__Task instructions__.
Could the lines from the start of the data through the line with "-42.5, -41.2, -40.7, -40.1, -40.0, -39.9]" be set down exactly, with no pictures among them?
** Begin Records provided **
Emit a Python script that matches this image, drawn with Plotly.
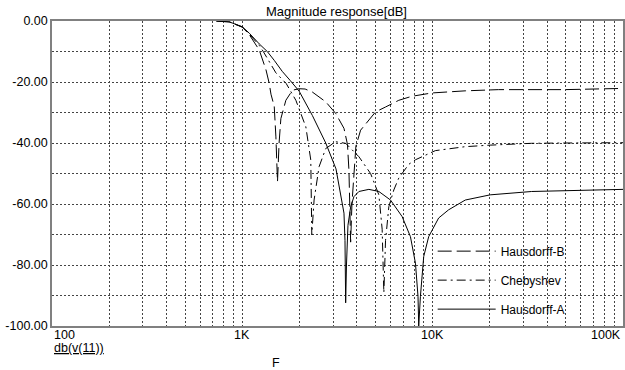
import math
import plotly.graph_objects as go

# ---------------- data ----------------
freq_b = [731, 855, 1000, 1088, 1227, 1331, 1385, 1414, 1471, 1501, 1530, 1560, 1594, 1693,
          1834, 1988, 2137, 2334, 2743, 3094, 3420, 3568, 3632, 3676, 3707, 3766, 3857, 3951,
          4182, 5012, 5654, 6637, 7763, 9881, 14836, 22160, 49520, 73980, 100000]
db_b = [0, -0.3, -2.0, -4.5, -9.5, -16.0, -20.5, -24.0, -28.0, -38.0, -52.7, -40.0, -32.0, -26.0,
        -22.7, -22.2, -22.3, -23.3, -26.5, -30.3, -35.2, -40.5, -49.0, -60.0, -72.5, -60.0, -49.0, -41.0,
        -35.8, -29.8, -28.2, -26.0, -24.7, -23.6, -22.9, -22.5, -22.5, -22.4, -22.1]

freq_c = [731, 855, 1000, 1088, 1227, 1288, 1501, 1700, 1911, 2156, 2289, 2317, 2382, 2530,
          2743, 3094, 3491, 4097, 4718, 5216, 5428, 5540, 5654, 5884, 6249, 6637, 7486, 8120,
          10330, 14836, 20050, 33110, 49520, 100000]
db_c = [0, -0.3, -2.0, -4.3, -8.0, -10.0, -17.0, -20.5, -26.0, -34.7, -45.6, -70.1, -58.7, -47.8,
        -41.8, -39.6, -40.1, -44.5, -50.0, -57.0, -68.3, -89.1, -72.0, -60.9, -55.4, -51.5, -47.0, -45.5,
        -42.5, -41.2, -40.7, -40.1, -40.0, -39.9]

freq_a = [731, 855, 1000, 1088, 1227, 1352, 1471, 1620, 1784, 1988, 2334, 2743, 3105, 3338,
          3420, 3462, 3491, 3525, 3589, 3707, 3857, 4097, 4623, 5216, 6005, 6908, 7641, 8120,
          8375, 8447, 8622, 8974, 9531, 10750, 12130, 14836, 20050, 33110, 49520, 100000]
db_a = [0, -0.3, -1.9, -4.0, -7.5, -10.0, -12.9, -16.5, -19.5, -23.0, -31.0, -40.0, -48.5, -59.0,
        -63.0, -72.0, -92.4, -80.0, -67.0, -61.0, -57.6, -55.9, -55.2, -55.9, -58.7, -64.1, -70.7, -79.4,
        -90.3, -100.0, -90.3, -77.2, -70.7, -64.6, -61.9, -58.7, -57.0, -55.9, -55.6, -55.2]

x_grid = [100, 200, 300, 400, 500, 600, 700, 800, 900,
          1000, 2000, 3000, 4000, 5000, 6000, 7000, 8000, 9000,
          10000, 20000, 30000, 40000, 50000, 60000, 70000, 80000, 90000, 100000]
x_labels = ["100", "1K", "10K", "100K"]
x_label_vals = [100, 1000, 10000, 100000]
y_grid = [-100, -90, -80, -70, -60, -50, -40, -30, -20, -10, 0]
y_text = ["-100.00", "", "-80.00", "", "-60.00", "", "-40.00", "", "-20.00", "", "0.00"]

FONT = "Liberation Sans, Arial, sans-serif"

fig = go.Figure()
fig.add_trace(go.Scatter(x=freq_b, y=db_b, mode="lines", name="Hausdorff-B", legendgroup="b",
                         line=dict(color="black", width=1, dash="14px,5px")))
fig.add_trace(go.Scatter(x=freq_c, y=db_c, mode="lines", name="Chebyshev", legendgroup="c",
                         line=dict(color="black", width=1, dash="9px,4px,2px,4px")))
fig.add_trace(go.Scatter(x=freq_a, y=db_a, mode="lines", name="Hausdorff-A", legendgroup="a",
                         line=dict(color="black", width=1)))

fig.update_layout(
    width=625, height=370,
    margin=dict(l=52, r=0, t=21, b=44),
    paper_bgcolor="white", plot_bgcolor="white",
    font=dict(family=FONT, size=12, color="black"),
    showlegend=True,
    legend=dict(x=0.6667, xanchor="left", y=0.293, yanchor="top",
                bgcolor="rgba(0,0,0,0)", borderwidth=0,
                itemwidth=58, tracegroupgap=10,
                font=dict(family=FONT, size=12, color="black")),
    xaxis=dict(type="log", range=[2, 5], tickvals=x_grid, showticklabels=False,
               showgrid=True, gridcolor="#444444", griddash="2px,2px", gridwidth=1,
               showline=True, linecolor="#808080", linewidth=1.5, mirror=True,
               ticks="", zeroline=False, fixedrange=True),
    yaxis=dict(range=[-100, 0], tickvals=y_grid, ticktext=y_text,
               showgrid=True, gridcolor="#444444", griddash="2px,2px", gridwidth=1,
               showline=True, linecolor="#808080", linewidth=1.5, mirror=True,
               ticks="", zeroline=False, tickfont=dict(family=FONT, size=12.5, color="black"),
               fixedrange=True),
)

anchors = ["left", "center", "center", "right"]
for v, t, a in zip(x_label_vals, x_labels, anchors):
    fig.add_annotation(x=math.log10(v), xref="x", y=0, yref="paper", text=t, showarrow=False,
                       xanchor=a, yanchor="top", yshift=0,
                       font=dict(family=FONT, size=12.5, color="black"))
fig.add_annotation(xref="paper", yref="paper", x=(337 - 52) / 573, y=(326 - 12) / 305,
                   text="Magnitude response[dB]", showarrow=False,
                   xanchor="center", yanchor="middle",
                   font=dict(family=FONT, size=13, color="black"))
fig.add_annotation(xref="paper", yref="paper", x=0, y=(326 - 348) / 305, text="<u>db(v(11))</u>",
                   showarrow=False, xanchor="left", yanchor="middle",
                   font=dict(family=FONT, size=12.5, color="black"))
fig.add_annotation(xref="paper", yref="paper", x=(277 - 52) / 573, y=(326 - 363) / 305, text="F",
                   showarrow=False, xanchor="center", yanchor="middle",
                   font=dict(family=FONT, size=12.5, color="black"))

fig.write_html("out.html")
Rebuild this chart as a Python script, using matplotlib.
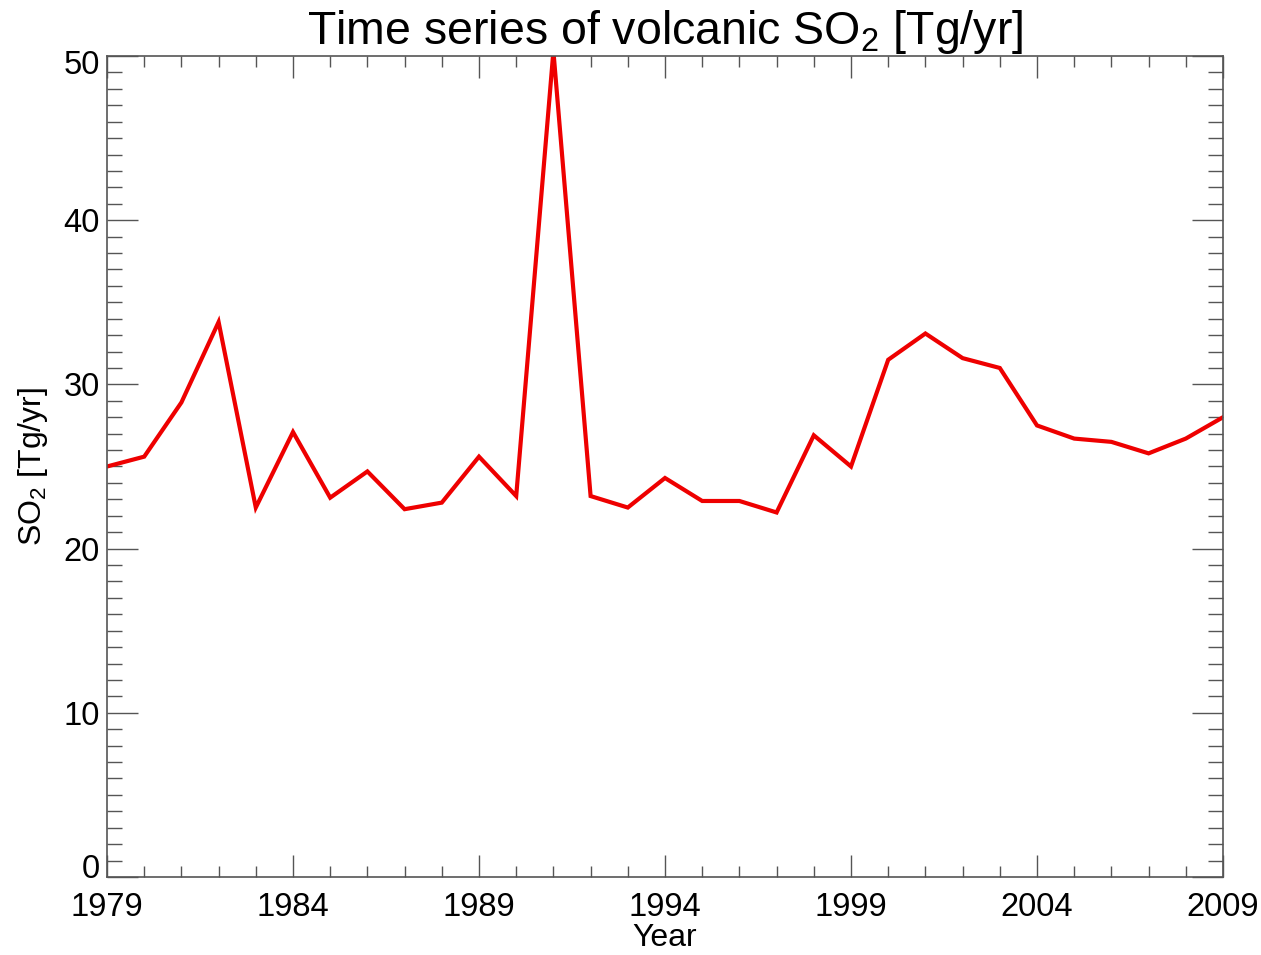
** End Records provided **
__Response__.
Emit a Python script that matches this image, drawn with Plotly.
import math
import plotly.graph_objects as go

# ---------------- data ----------------
freq_b = [731, 855, 1000, 1088, 1227, 1331, 1385, 1414, 1471, 1501, 1530, 1560, 1594, 1693,
          1834, 1988, 2137, 2334, 2743, 3094, 3420, 3568, 3632, 3676, 3707, 3766, 3857, 3951,
          4182, 5012, 5654, 6637, 7763, 9881, 14836, 22160, 49520, 73980, 100000]
db_b = [0, -0.3, -2.0, -4.5, -9.5, -16.0, -20.5, -24.0, -28.0, -38.0, -52.7, -40.0, -32.0, -26.0,
        -22.7, -22.2, -22.3, -23.3, -26.5, -30.3, -35.2, -40.5, -49.0, -60.0, -72.5, -60.0, -49.0, -41.0,
        -35.8, -29.8, -28.2, -26.0, -24.7, -23.6, -22.9, -22.5, -22.5, -22.4, -22.1]

freq_c = [731, 855, 1000, 1088, 1227, 1288, 1501, 1700, 1911, 2156, 2289, 2317, 2382, 2530,
          2743, 3094, 3491, 4097, 4718, 5216, 5428, 5540, 5654, 5884, 6249, 6637, 7486, 8120,
          10330, 14836, 20050, 33110, 49520, 100000]
db_c = [0, -0.3, -2.0, -4.3, -8.0, -10.0, -17.0, -20.5, -26.0, -34.7, -45.6, -70.1, -58.7, -47.8,
        -41.8, -39.6, -40.1, -44.5, -50.0, -57.0, -68.3, -89.1, -72.0, -60.9, -55.4, -51.5, -47.0, -45.5,
        -42.5, -41.2, -40.7, -40.1, -40.0, -39.9]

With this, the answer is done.